Directions for this task
Reproduce all the lines exactly as they stand, apart from the pictures.

==== Provided data ====

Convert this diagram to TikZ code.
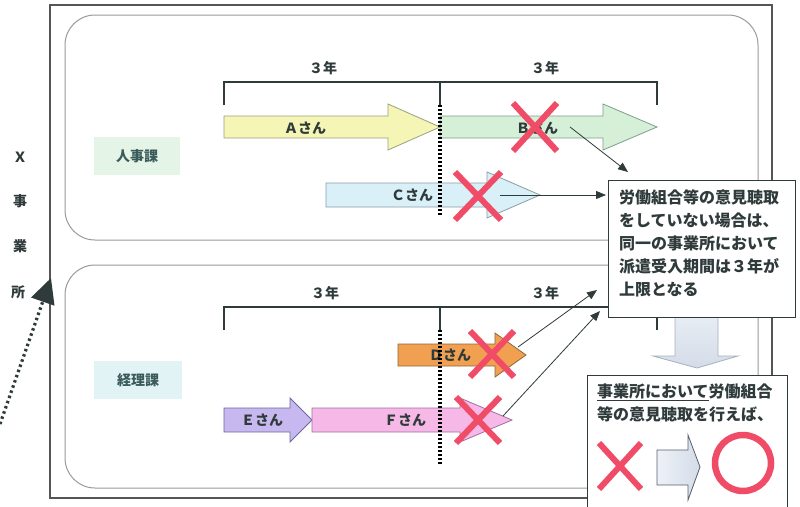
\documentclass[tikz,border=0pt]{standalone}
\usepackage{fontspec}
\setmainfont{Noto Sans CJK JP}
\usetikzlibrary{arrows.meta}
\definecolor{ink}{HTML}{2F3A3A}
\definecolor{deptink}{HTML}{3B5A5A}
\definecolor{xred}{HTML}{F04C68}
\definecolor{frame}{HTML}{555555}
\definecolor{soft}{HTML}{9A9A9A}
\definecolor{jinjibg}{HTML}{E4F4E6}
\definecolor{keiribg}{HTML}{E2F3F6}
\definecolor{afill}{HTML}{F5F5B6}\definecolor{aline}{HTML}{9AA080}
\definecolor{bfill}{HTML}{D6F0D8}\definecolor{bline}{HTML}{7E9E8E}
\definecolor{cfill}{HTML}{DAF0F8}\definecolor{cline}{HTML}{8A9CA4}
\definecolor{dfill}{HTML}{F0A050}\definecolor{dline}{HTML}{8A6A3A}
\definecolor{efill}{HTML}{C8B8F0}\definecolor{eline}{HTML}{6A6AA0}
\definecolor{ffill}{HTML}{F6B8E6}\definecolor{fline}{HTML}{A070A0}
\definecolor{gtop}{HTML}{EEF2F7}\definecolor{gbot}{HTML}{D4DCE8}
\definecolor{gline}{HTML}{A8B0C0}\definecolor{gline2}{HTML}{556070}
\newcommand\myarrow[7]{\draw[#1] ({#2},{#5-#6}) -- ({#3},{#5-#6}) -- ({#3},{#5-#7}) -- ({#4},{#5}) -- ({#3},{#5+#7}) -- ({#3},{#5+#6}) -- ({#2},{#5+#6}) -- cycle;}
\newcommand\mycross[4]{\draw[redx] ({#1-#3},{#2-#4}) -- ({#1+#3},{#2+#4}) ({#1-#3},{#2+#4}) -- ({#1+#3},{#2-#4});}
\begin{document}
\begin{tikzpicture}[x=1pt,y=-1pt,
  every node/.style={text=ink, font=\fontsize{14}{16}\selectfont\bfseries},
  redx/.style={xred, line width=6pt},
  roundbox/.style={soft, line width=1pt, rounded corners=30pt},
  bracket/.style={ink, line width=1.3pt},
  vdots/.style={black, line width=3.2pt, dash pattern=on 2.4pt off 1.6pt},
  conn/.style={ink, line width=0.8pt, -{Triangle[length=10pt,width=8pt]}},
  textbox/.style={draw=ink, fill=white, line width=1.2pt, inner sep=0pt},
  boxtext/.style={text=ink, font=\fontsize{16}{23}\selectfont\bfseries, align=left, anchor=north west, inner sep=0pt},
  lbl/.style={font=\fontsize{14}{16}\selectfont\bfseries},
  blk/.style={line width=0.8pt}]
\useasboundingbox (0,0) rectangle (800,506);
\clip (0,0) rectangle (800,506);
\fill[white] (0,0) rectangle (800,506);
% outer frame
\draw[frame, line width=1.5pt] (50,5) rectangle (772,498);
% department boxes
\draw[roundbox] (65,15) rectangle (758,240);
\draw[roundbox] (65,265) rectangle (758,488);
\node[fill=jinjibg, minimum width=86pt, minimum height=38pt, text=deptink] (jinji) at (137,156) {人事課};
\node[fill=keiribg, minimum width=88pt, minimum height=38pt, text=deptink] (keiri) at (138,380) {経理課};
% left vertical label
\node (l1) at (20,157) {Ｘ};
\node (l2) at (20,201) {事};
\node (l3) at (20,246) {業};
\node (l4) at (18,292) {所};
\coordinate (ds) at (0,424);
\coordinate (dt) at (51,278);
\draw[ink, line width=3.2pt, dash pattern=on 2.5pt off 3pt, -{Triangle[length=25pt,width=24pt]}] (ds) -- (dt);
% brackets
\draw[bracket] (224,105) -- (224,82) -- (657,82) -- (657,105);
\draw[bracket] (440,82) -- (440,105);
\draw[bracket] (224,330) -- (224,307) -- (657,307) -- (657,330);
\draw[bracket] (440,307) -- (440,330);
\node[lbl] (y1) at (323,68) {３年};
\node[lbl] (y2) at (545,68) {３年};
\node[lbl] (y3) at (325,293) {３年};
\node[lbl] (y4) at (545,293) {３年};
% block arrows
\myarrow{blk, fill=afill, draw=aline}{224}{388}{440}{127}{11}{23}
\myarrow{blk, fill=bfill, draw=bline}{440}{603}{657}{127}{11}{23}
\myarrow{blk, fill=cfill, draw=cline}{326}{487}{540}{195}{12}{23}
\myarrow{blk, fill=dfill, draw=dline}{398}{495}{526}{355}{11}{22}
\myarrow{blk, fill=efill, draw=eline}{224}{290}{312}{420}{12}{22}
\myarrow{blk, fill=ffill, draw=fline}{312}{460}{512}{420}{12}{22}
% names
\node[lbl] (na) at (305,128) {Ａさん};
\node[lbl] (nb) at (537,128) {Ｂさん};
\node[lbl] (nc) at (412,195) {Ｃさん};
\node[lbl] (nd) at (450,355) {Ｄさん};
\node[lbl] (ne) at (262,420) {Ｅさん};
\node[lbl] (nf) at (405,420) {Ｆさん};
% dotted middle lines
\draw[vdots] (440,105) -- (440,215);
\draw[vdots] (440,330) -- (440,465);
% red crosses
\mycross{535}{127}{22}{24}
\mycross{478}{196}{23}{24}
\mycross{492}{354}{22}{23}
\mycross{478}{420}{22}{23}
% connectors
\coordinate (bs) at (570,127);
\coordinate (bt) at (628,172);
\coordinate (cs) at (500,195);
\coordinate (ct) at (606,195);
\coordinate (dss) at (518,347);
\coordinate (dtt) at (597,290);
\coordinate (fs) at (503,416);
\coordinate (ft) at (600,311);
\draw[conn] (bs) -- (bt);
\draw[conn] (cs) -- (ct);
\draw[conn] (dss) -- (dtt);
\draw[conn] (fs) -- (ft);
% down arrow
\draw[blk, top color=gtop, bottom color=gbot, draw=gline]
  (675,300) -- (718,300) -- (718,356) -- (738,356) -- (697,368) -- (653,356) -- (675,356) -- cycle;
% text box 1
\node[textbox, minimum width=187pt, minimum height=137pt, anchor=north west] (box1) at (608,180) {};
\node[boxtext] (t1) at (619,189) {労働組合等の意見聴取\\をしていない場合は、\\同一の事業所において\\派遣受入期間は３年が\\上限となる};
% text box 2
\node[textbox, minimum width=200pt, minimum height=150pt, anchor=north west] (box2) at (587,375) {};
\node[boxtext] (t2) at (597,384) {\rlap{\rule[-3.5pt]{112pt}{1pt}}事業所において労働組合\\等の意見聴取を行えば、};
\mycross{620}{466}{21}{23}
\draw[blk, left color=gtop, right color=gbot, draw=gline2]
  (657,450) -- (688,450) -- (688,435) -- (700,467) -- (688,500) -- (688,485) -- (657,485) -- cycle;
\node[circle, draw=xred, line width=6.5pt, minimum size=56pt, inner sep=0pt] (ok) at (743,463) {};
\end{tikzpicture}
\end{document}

====

Output of the exercise
Convert this diagram to TikZ code.
\documentclass[tikz,border=0pt]{standalone}
\usepackage{fontspec}
\setmainfont{Noto Sans CJK JP}
\usetikzlibrary{arrows.meta}
\definecolor{ink}{HTML}{2F3A3A}
\definecolor{deptink}{HTML}{3B5A5A}
\definecolor{xred}{HTML}{F04C68}
\definecolor{frame}{HTML}{555555}
\definecolor{soft}{HTML}{9A9A9A}
\definecolor{jinjibg}{HTML}{E4F4E6}
\definecolor{keiribg}{HTML}{E2F3F6}
\definecolor{afill}{HTML}{F5F5B6}\definecolor{aline}{HTML}{9AA080}
\definecolor{bfill}{HTML}{D6F0D8}\definecolor{bline}{HTML}{7E9E8E}
\definecolor{cfill}{HTML}{DAF0F8}\definecolor{cline}{HTML}{8A9CA4}
\definecolor{dfill}{HTML}{F0A050}\definecolor{dline}{HTML}{8A6A3A}
\definecolor{efill}{HTML}{C8B8F0}\definecolor{eline}{HTML}{6A6AA0}
\definecolor{ffill}{HTML}{F6B8E6}\definecolor{fline}{HTML}{A070A0}
\definecolor{gtop}{HTML}{EEF2F7}\definecolor{gbot}{HTML}{D4DCE8}
\definecolor{gline}{HTML}{A8B0C0}\definecolor{gline2}{HTML}{556070}
\newcommand\myarrow[7]{\draw[#1] ({#2},{#5-#6}) -- ({#3},{#5-#6}) -- ({#3},{#5-#7}) -- ({#4},{#5}) -- ({#3},{#5+#7}) -- ({#3},{#5+#6}) -- ({#2},{#5+#6}) -- cycle;}
\newcommand\mycross[4]{\draw[redx] ({#1-#3},{#2-#4}) -- ({#1+#3},{#2+#4}) ({#1-#3},{#2+#4}) -- ({#1+#3},{#2-#4});}
\begin{document}
\begin{tikzpicture}[x=1pt,y=-1pt,
  every node/.style={text=ink, font=\fontsize{14}{16}\selectfont\bfseries},
  redx/.style={xred, line width=6pt},
  roundbox/.style={soft, line width=1pt, rounded corners=30pt},
  bracket/.style={ink, line width=1.3pt},
  vdots/.style={black, line width=3.2pt, dash pattern=on 2.4pt off 1.6pt},
  conn/.style={ink, line width=0.8pt, -{Triangle[length=10pt,width=8pt]}},
  textbox/.style={draw=ink, fill=white, line width=1.2pt, inner sep=0pt},
  boxtext/.style={text=ink, font=\fontsize{16}{23}\selectfont\bfseries, align=left, anchor=north west, inner sep=0pt},
  lbl/.style={font=\fontsize{14}{16}\selectfont\bfseries},
  blk/.style={line width=0.8pt}]
\useasboundingbox (0,0) rectangle (800,506);
\clip (0,0) rectangle (800,506);
\fill[white] (0,0) rectangle (800,506);
% outer frame
\draw[frame, line width=1.5pt] (50,5) rectangle (772,498);
% department boxes
\draw[roundbox] (65,15) rectangle (758,240);
\draw[roundbox] (65,265) rectangle (758,488);
\node[fill=jinjibg, minimum width=86pt, minimum height=38pt, text=deptink] (jinji) at (137,156) {人事課};
\node[fill=keiribg, minimum width=88pt, minimum height=38pt, text=deptink] (keiri) at (138,380) {経理課};
% left vertical label
\node (l1) at (20,157) {Ｘ};
\node (l2) at (20,201) {事};
\node (l3) at (20,246) {業};
\node (l4) at (18,292) {所};
\coordinate (ds) at (0,424);
\coordinate (dt) at (51,278);
\draw[ink, line width=3.2pt, dash pattern=on 2.5pt off 3pt, -{Triangle[length=25pt,width=24pt]}] (ds) -- (dt);
% brackets
\draw[bracket] (224,105) -- (224,82) -- (657,82) -- (657,105);
\draw[bracket] (440,82) -- (440,105);
\draw[bracket] (224,330) -- (224,307) -- (657,307) -- (657,330);
\draw[bracket] (440,307) -- (440,330);
\node[lbl] (y1) at (323,68) {３年};
\node[lbl] (y2) at (545,68) {３年};
\node[lbl] (y3) at (325,293) {３年};
\node[lbl] (y4) at (545,293) {３年};
% block arrows
\myarrow{blk, fill=afill, draw=aline}{224}{388}{440}{127}{11}{23}
\myarrow{blk, fill=bfill, draw=bline}{440}{603}{657}{127}{11}{23}
\myarrow{blk, fill=cfill, draw=cline}{326}{487}{540}{195}{12}{23}
\myarrow{blk, fill=dfill, draw=dline}{398}{495}{526}{355}{11}{22}
\myarrow{blk, fill=efill, draw=eline}{224}{290}{312}{420}{12}{22}
\myarrow{blk, fill=ffill, draw=fline}{312}{460}{512}{420}{12}{22}
% names
\node[lbl] (na) at (305,128) {Ａさん};
\node[lbl] (nb) at (537,128) {Ｂさん};
\node[lbl] (nc) at (412,195) {Ｃさん};
\node[lbl] (nd) at (450,355) {Ｄさん};
\node[lbl] (ne) at (262,420) {Ｅさん};
\node[lbl] (nf) at (405,420) {Ｆさん};
% dotted middle lines
\draw[vdots] (440,105) -- (440,215);
\draw[vdots] (440,330) -- (440,465);
% red crosses
\mycross{535}{127}{22}{24}
\mycross{478}{196}{23}{24}
\mycross{492}{354}{22}{23}
\mycross{478}{420}{22}{23}
% connectors
\coordinate (bs) at (570,127);
\coordinate (bt) at (628,172);
\coordinate (cs) at (500,195);
\coordinate (ct) at (606,195);
\coordinate (dss) at (518,347);
\coordinate (dtt) at (597,290);
\coordinate (fs) at (503,416);
\coordinate (ft) at (600,311);
\draw[conn] (bs) -- (bt);
\draw[conn] (cs) -- (ct);
\draw[conn] (dss) -- (dtt);
\draw[conn] (fs) -- (ft);
% down arrow
\draw[blk, top color=gtop, bottom color=gbot, draw=gline]
  (675,300) -- (718,300) -- (718,356) -- (738,356) -- (697,368) -- (653,356) -- (675,356) -- cycle;
% text box 1
\node[textbox, minimum width=187pt, minimum height=137pt, anchor=north west] (box1) at (608,180) {};
\node[boxtext] (t1) at (619,189) {労働組合等の意見聴取\\をしていない場合は、\\同一の事業所において\\派遣受入期間は３年が\\上限となる};
% text box 2
\node[textbox, minimum width=200pt, minimum height=150pt, anchor=north west] (box2) at (587,375) {};
\node[boxtext] (t2) at (597,384) {\rlap{\rule[-3.5pt]{112pt}{1pt}}事業所において労働組合\\等の意見聴取を行えば、};
\mycross{620}{466}{21}{23}
\draw[blk, left color=gtop, right color=gbot, draw=gline2]
  (657,450) -- (688,450) -- (688,435) -- (700,467) -- (688,500) -- (688,485) -- (657,485) -- cycle;
\node[circle, draw=xred, line width=6.5pt, minimum size=56pt, inner sep=0pt] (ok) at (743,463) {};
\end{tikzpicture}
\end{document}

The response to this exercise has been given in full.